Зарубежная литература XX века: практические занятия - Коллектив авторов (мир бесплатных книг .TXT) 📗
Воспроизведение конкретно-исторической последовательности событий, нейтральный тон повествования, многочисленные подробности (сроки, условия выступления, обслуживающий персонал) создают эффект хроники. Особенно у первых читателей этот текст должен был вызывать в памяти картины современной им действительности. Но при чтении трудно избавиться от ощущения нереальности происходящего. Речевые обороты «то были другие времена» [17], «так жил он долгие годы», «в один прекрасный день» настраивают нас на сказочный лад. Но главное – логика существования протагониста доводится до крайней точки, до абсурда, и это превращает его из исторической фигуры в мифическую, общезначимую, а всю историю – в развернутую метафору или формулу, где за искаженными, но все же узнаваемыми знаками скрывается особый тайный смысл.
Один из возможных вариантов прочтения рассказа – рассматривать голодаря как образ художника, творческой личности. Уже наименование новеллы направляет нас к такому пониманию. «Ein Hungerkunstler» можно передать как «мастер искусства голодания», «художник голодания». Деятельность голодаря не раз названа в новелле искусством, а ее описание и, прежде всего, отношение мастера к своему труду подчеркивают ее творческий характер.
История голодаря состоит из двух частей. В первой части в ретроспективном освещении рассказывается о том, что было «раньше», во второй части излагается современное повествователю положение дел. Эти две части соответствуют двум этапам творческого пути: сначала художник наслаждается славой, вниманием публики, затем интерес к его искусству пропадает, и он умирает всеми покинутый, в безвестности.
И первый, и второй этап не приносят художнику удовлетворения, хотя и по разным причинам. В пору своей известности голодарь вынужден ограничивать свое мастерство в угоду публике, он не может довести свое искусство до совершенства, он должен мириться с неумолимыми законами рынка.
Импресарио установил предельный срок голодовки – сорок дней, дольше он никогда не разрешал голодать, даже в столицах, и на то была серьезная причина. Опыт подсказывал, что в течение сорока дней с помощью все более и более крикливой рекламы можно разжигать любопытство горожан, но потом интерес публики заметно падает, наступает значительное снижение спроса. ...Почему надо остановиться как раз теперь, на сороковой день? Он выдержал бы еще долго, бесконечно долго, зачем же прекращать голодовку как раз теперь, когда она достигла – нет, даже еще не достигла – своей вершины?

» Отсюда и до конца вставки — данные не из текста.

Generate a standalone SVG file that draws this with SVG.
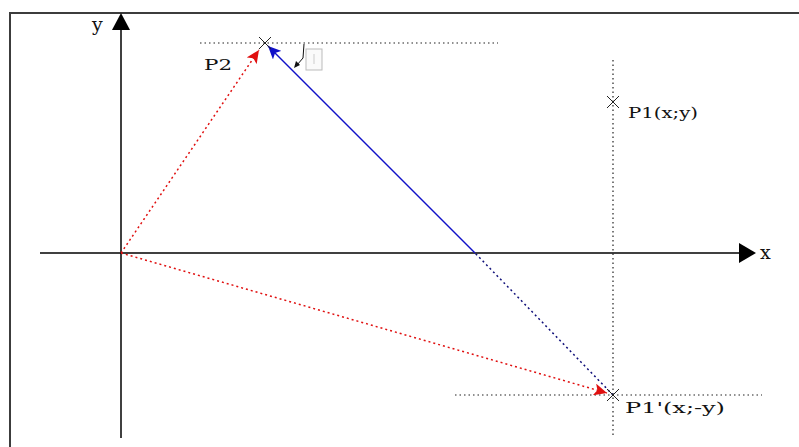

Но еще больше, чем порядок, установленный импресарио, голодаря ранит непонимание публики. Публика в новелле выступает только как безликая, анонимная толпа. Отдельно выведенные фигуры – импресарио, сторожа, дамы – не выбиваются из общей массы, но лишь подтверждают правило. Отношение зрителей к голодарю – смесь любопытства и недоверия, им не дано постичь истинный смысл его искусства. «Попробуй растолкуй кому-нибудь, что такое искусство голодания! Кто этого не чувствует сам, тому не объяснишь». Один художник является истинным ценителем своего искусства: «...только он сам и мог быть единственным удовлетворительным свидетелем голодовки». Пропасть между художником и толпой непреодолима («Бороться против подобной, против всеобщей неспособности понять его было невозможно»), и потому он обречен на одиночество:
Так жил он долгие годы, время от времени получая небольшие передышки, жил, окруженный почетом и славой и все же почти неизменно печальный, и печаль его становилась все глубже, оттого, что никто не способен был принять ее всерьез.

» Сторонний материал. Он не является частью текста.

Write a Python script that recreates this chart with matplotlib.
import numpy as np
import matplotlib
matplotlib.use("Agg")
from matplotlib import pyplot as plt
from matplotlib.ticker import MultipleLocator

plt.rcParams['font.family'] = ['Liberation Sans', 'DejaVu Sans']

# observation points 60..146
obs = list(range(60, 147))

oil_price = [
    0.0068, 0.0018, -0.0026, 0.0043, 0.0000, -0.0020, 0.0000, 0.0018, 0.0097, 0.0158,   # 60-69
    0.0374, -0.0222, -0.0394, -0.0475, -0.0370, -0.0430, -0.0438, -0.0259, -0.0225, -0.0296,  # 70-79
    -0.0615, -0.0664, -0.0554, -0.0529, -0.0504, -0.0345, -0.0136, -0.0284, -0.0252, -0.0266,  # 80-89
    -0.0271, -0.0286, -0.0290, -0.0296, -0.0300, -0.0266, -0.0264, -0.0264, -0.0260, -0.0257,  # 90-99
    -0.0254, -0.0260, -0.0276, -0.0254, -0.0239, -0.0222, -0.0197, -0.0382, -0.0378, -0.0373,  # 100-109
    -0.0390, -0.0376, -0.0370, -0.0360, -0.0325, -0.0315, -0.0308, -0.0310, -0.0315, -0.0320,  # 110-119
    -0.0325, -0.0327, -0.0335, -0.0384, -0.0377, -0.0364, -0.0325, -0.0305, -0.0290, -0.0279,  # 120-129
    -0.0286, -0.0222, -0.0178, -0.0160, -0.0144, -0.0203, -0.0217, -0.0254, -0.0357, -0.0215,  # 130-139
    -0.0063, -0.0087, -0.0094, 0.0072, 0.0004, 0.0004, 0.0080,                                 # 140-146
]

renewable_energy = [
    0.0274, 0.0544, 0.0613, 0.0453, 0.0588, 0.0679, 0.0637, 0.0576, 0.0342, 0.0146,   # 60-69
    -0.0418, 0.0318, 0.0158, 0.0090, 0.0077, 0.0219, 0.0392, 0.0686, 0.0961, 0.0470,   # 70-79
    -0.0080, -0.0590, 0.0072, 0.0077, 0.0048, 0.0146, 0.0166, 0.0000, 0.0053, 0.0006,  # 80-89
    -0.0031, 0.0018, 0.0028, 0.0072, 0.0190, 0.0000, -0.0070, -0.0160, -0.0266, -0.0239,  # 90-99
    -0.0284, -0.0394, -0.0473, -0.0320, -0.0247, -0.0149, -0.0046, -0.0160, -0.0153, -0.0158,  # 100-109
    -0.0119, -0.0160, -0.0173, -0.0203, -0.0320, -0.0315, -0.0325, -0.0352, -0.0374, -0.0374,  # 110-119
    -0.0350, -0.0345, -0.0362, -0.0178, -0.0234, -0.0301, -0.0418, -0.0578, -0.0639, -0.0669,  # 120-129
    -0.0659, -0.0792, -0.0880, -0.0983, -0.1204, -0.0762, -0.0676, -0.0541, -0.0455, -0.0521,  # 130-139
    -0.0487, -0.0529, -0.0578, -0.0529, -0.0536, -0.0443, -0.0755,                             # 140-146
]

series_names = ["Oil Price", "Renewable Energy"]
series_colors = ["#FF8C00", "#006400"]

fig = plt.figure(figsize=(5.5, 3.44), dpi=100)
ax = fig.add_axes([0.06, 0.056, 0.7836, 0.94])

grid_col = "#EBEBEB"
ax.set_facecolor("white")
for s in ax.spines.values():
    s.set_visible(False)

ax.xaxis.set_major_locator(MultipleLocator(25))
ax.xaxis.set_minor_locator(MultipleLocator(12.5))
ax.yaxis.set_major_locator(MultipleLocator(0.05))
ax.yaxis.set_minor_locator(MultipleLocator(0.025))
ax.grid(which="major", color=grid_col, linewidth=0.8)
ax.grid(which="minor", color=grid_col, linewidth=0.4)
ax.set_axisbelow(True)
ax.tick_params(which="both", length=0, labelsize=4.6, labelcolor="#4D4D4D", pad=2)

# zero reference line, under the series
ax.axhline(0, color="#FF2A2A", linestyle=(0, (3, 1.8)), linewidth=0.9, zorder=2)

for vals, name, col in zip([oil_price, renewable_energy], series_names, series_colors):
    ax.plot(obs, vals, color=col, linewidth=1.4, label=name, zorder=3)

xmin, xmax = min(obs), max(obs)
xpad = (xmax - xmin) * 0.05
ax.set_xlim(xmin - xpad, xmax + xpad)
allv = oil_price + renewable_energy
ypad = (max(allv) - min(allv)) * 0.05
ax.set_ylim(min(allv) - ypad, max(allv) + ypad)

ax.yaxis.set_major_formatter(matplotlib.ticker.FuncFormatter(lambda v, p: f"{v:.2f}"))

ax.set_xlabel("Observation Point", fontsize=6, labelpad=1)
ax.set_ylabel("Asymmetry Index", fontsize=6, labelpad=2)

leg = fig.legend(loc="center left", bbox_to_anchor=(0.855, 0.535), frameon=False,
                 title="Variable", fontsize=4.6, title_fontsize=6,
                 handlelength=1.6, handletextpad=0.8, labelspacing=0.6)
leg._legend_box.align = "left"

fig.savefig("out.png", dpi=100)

Во второй части у голодаря, который предоставлен самому себе, появляется шанс осуществить свою мечту – «...голодать еще дольше и стать не только величайшим мастером голода всех времен – им он и без того уже стал, – но и превзойти самого себя, ибо он чувствовал, что его искусство голодать непостижимо, а способность к этому безгранична». Он может предаваться своему искусству без ограничений, совершенствоваться бесконечно, но теперь это не приносит удовлетворения. «И хотя маэстро все голодал и голодал, что когда-то было его мечтою, и голодал без всякого усилия, как и предсказывал прежде, – никто уже не считал дни, даже сам голодарь не знал, сколь велики его успехи, и горечь жгла его сердце». Причина этой горечи проста – публика равнодушно проходит мимо. Та самая толпа, которую голодарь, погруженный в себя, вроде бы не замечал, которая не понимала его искусства и оскорбляла его честь, оказалась ему необходима: «Мне всегда хотелось, чтобы все восхищались моим умением голодать». Только зрители придавали смысл его искусству и жизни. Только их внимания он страстно желает и перед их судом трепещет. Такова трагедия существования художника: публика не понимает его искусства, но без зрителя оно теряет смысл.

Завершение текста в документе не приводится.